Pass Manchac, which connects lakes Pontchartrain and Maurepas, was once the site of a great cypress swamp.

"There would have been trees twice as big around as this boat," Moreau said. "You are talking about trees that would have been hundreds of years old. None of that is left standing now. That was all logged out."

The lumbering began in the 1830s, and the last virgin cypress tree was cut from the Manchac swamp in 1957. You only see an occasional skeleton of an old tree, or something like this giant cypress trunk barely visible in the undergrowth along the bank of an old logging canal. Aerial photographs show the land scarred by rows of canals.

"What's left behind is a marsh, and that's a wetland dominated by grass," Moreau said.

Moreau runs Southeastern Louisiana University's Turtle Cove Research Center on Pass Manchac built in 1908 by lumber baron Edward Schlater.

"Supposedly some vice presidents and politicians and everybody else stayed here, hunted here," Moreau said.

Now students and school groups use the facility to learn about the marsh, its trees, plants and wildlife. There's also a lesson in land loss along the edge of Lake Pontchartrain.

"We lose about 10 to 15 feet of that shoreline every year," Moreau said.

And restoring Manchac's cypress forest seems like a long shot.

"Because of salinity, because of lack of elevation, sinking of our delta and rising sea levels," Moreau said.

One bright spot is the closure of the Mississippi River Gulf Outlet, a deep-water channel that created a freeway for saltwater intrusion and wetlands loss. That ship channel is now closed.

"And we see salinity rates on the eastern side of Lake Pontchartrain of the basin going down, salinity rates - it's a good thing for cypress trees," Moreau said.

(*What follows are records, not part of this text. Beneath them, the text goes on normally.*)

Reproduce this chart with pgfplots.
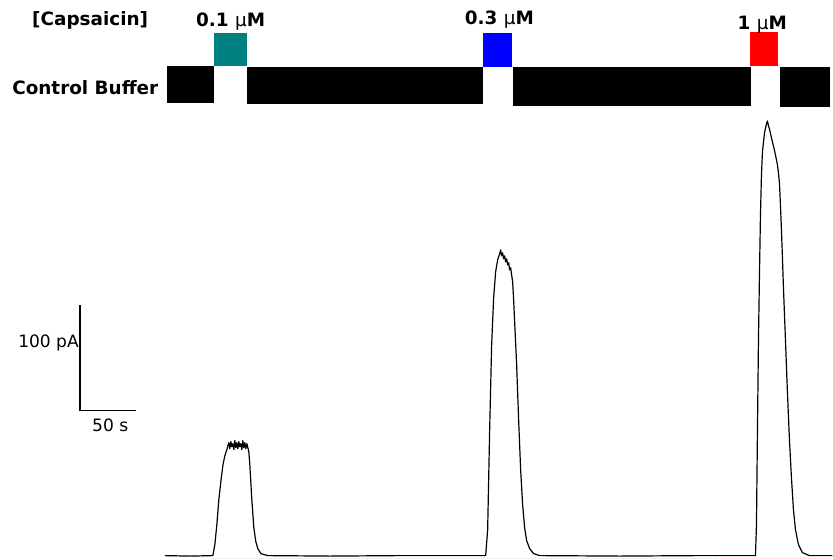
\documentclass[border=0pt]{standalone}
\usepackage{pgfplots}
\pgfplotsset{compat=1.18}
\usepackage{fontspec}
\setmainfont{DejaVu Sans}
\definecolor{tealbox}{RGB}{0,128,128}
\definecolor{bluebox}{RGB}{0,0,255}
\definecolor{redbox}{RGB}{255,0,0}
\begin{document}
\begin{tikzpicture}
\begin{axis}[
  scale only axis, width=624.75pt, height=420pt,
  xmin=0, xmax=833, ymin=0, ymax=560, y dir=reverse,
  hide axis, clip=false,
]
\path (rel axis cs:0,0) rectangle (rel axis cs:1,1);
% control buffer bars
\addplot[fill=black, draw=none] coordinates {(167,66) (214,66) (214,103) (167,103)} -- cycle;
\addplot[fill=black, draw=none] coordinates {(247,67) (483,67) (483,104) (247,104)} -- cycle;
\addplot[fill=black, draw=none] coordinates {(513,67) (752,67) (752,106) (513,106)} -- cycle;
\addplot[fill=black, draw=none] coordinates {(781,67) (831,67) (831,107) (781,107)} -- cycle;
% capsaicin boxes
\addplot[fill=tealbox, draw=none] coordinates {(214,33) (247,33) (247,66) (214,66)} -- cycle;
\addplot[fill=bluebox, draw=none] coordinates {(483,33) (512,33) (512,67) (483,67)} -- cycle;
\addplot[fill=redbox, draw=none] coordinates {(751,32) (779,32) (779,66) (751,66)} -- cycle;
% faint baseline
\addplot[draw=pink!70!red!40, densely dotted, line width=0.5pt] coordinates {(213,558.5) (833,558.5)};
% current trace
\addplot[black, line width=0.9pt, line join=round] coordinates {
(165,556) (190,556.5) (213,556) (215,545) (217,525) (219,500) (221,482) (223,466) (225,456) (227,450)
(228,446) (229,443) (230,449) (231,442) (232,447) (233,444) (234,450) (235,441) (236,448) (237,443)
(238,449) (239,442) (240,447) (241,444) (242,450) (243,441) (244,448) (245,443) (246,449)
(247,444) (248,448) (249,452) (250,465) (252,500) (254,528) (256,542) (258,549) (261,554) (268,556)
(330,556.5) (400,556) (486,556) (488,530) (490,430) (492,345) (494,298) (496,272) (498,260)
(500,254) (501,250) (502,256) (503,253) (504,259) (505,256) (506,262) (507,259) (508,265)
(509,263) (510,270) (511,268) (512,275) (513,282) (514,300) (515,322) (517,365) (519,420) (521,470) (523,505)
(525,528) (527,541) (530,549) (534,554) (540,556) (620,556.5) (700,556) (756,556) (757,525) (758,430)
(759,340) (760,275) (761,215) (762,175) (763,152) (765,133) (767,124) (768,121) (769,126) (770,129) (772,138)
(774,146) (776,155) (778,165) (779,173) (780,183) (781,205) (782,230) (783,258) (784,288) (786,340) (788,393) (790,440) (792,478) (794,510)
(796,530) (799,545) (803,553) (810,556) (833,556)
};
% scale bar
\addplot[black, line width=1.1pt] coordinates {(80,305) (80,411) (136,411)};
% texts
\node[anchor=base west, inner sep=0pt, font=\fontsize{13.8}{16}\selectfont\bfseries] at (axis cs:32,26) {[Capsaicin]};
\node[anchor=base west, inner sep=0pt, font=\fontsize{13.8}{16}\selectfont\bfseries] at (axis cs:196,27) {0.1 {\mdseries μ}M};
\node[anchor=base west, inner sep=0pt, font=\fontsize{13.8}{16}\selectfont\bfseries] at (axis cs:465,25) {0.3 {\mdseries μ}M};
\node[anchor=base west, inner sep=0pt, font=\fontsize{13.8}{16}\selectfont\bfseries] at (axis cs:738,30) {1 {\mdseries μ}M};
\node[anchor=base west, inner sep=0pt, font=\fontsize{13.8}{16}\selectfont\bfseries] at (axis cs:12,95) {Control Buffer};
\node[anchor=base west, inner sep=0pt, font=\fontsize{12.8}{15}\selectfont] at (axis cs:18,348) {100 pA};
\node[anchor=base west, inner sep=0pt, font=\fontsize{12.8}{15}\selectfont] at (axis cs:92,432) {50 s};
\end{axis}
\end{tikzpicture}
\end{document}
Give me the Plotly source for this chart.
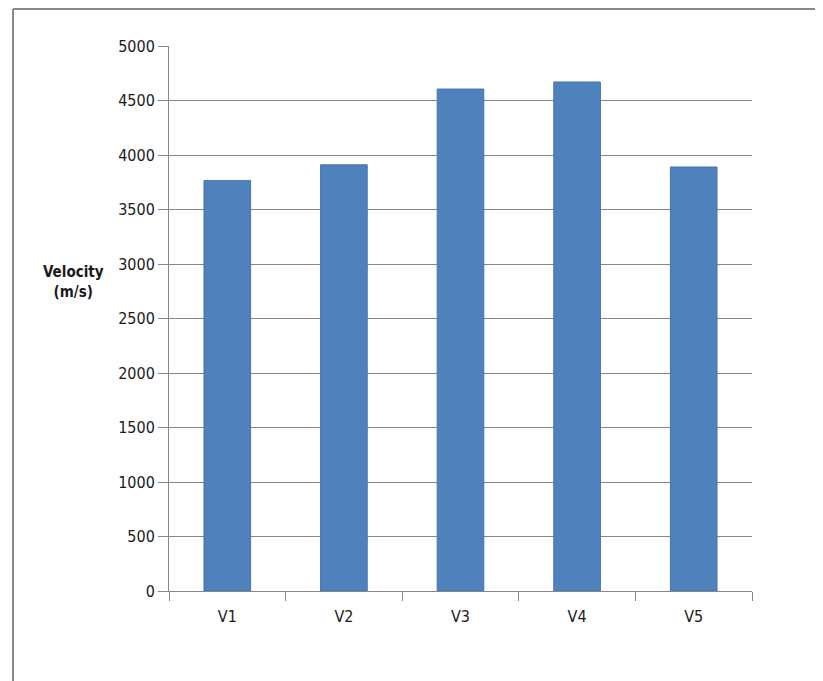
import plotly.graph_objects as go

categories = ["V1", "V2", "V3", "V4", "V5"]
velocity = [3765, 3910, 4605, 4670, 3890]
y_ticks = [0, 500, 1000, 1500, 2000, 2500, 3000, 3500, 4000, 4500, 5000]

OFF = 8  # browser body margin
W, H = 823 - OFF, 681 - OFF
# plot area in page pixels: x 169..752, y 46..591
L = 169 - OFF
T = 46 - OFF
R = W - (752 - OFF)
B = H - (591 - OFF)
pw = W - L - R
ph = H - T - B

def px_x(p):
    return (p - OFF - L) / pw

def px_y(p):
    return (H - B - (p - OFF)) / ph

font_fam = "DejaVu Sans Condensed, Arial Narrow, sans-serif"

fig = go.Figure(go.Bar(
    x=categories, y=velocity,
    marker=dict(color="#4F81BD", line=dict(color="#4676B0", width=1)),
    width=0.4,
))

fig.update_layout(
    width=W, height=H,
    margin=dict(l=L, r=R, t=T, b=B),
    paper_bgcolor="white", plot_bgcolor="white",
    showlegend=False,
    font=dict(family=font_fam, size=16, color="#1a1a1a"),
    xaxis=dict(
        showline=True, linecolor="#868686", linewidth=1,
        ticks="outside", tickson="boundaries", ticklen=9, tickcolor="#868686",
        showgrid=False, ticklabelstandoff=11,
        tickfont=dict(size=16),
    ),
    yaxis=dict(
        range=[0, 5000], tickvals=y_ticks,
        showline=True, linecolor="#868686", linewidth=1,
        ticks="outside", ticklen=10, tickcolor="#868686",
        showgrid=True, gridcolor="#868686", gridwidth=1,
        zeroline=False, ticklabelstandoff=0,
        tickfont=dict(size=16),
    ),
    shapes=[
        dict(type="line", xref="paper", yref="paper",
             x0=px_x(13), x1=px_x(840), y0=px_y(9), y1=px_y(9),
             line=dict(color="#8a8a8a", width=2)),
        dict(type="line", xref="paper", yref="paper",
             x0=px_x(13), x1=px_x(13), y0=px_y(9), y1=px_y(700),
             line=dict(color="#8a8a8a", width=2)),
    ],
    annotations=[
        dict(text="<b>Velocity<br>(m/s)</b>", xref="paper", yref="paper",
             x=px_x(73), y=px_y(282), showarrow=False,
             xanchor="center", yanchor="middle",
             font=dict(size=15, family=font_fam, color="#1a1a1a"), align="center"),
    ],
)

fig.write_html("out.html")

And river diversions could push fresh water and even some sediment in from the back of the Pass Manchac. Without that, young cypress trees don't have much of a chance taking hold in the gradually sinking marsh.

"Even though this is a degraded swamp that's now become a marsh, it's still a very beautiful system and a very productive system," Moreau said.

Turtle Cove serves as a wetlands laboratory, examining what went wrong, searching for solutions and educating children on what's at stake for their future.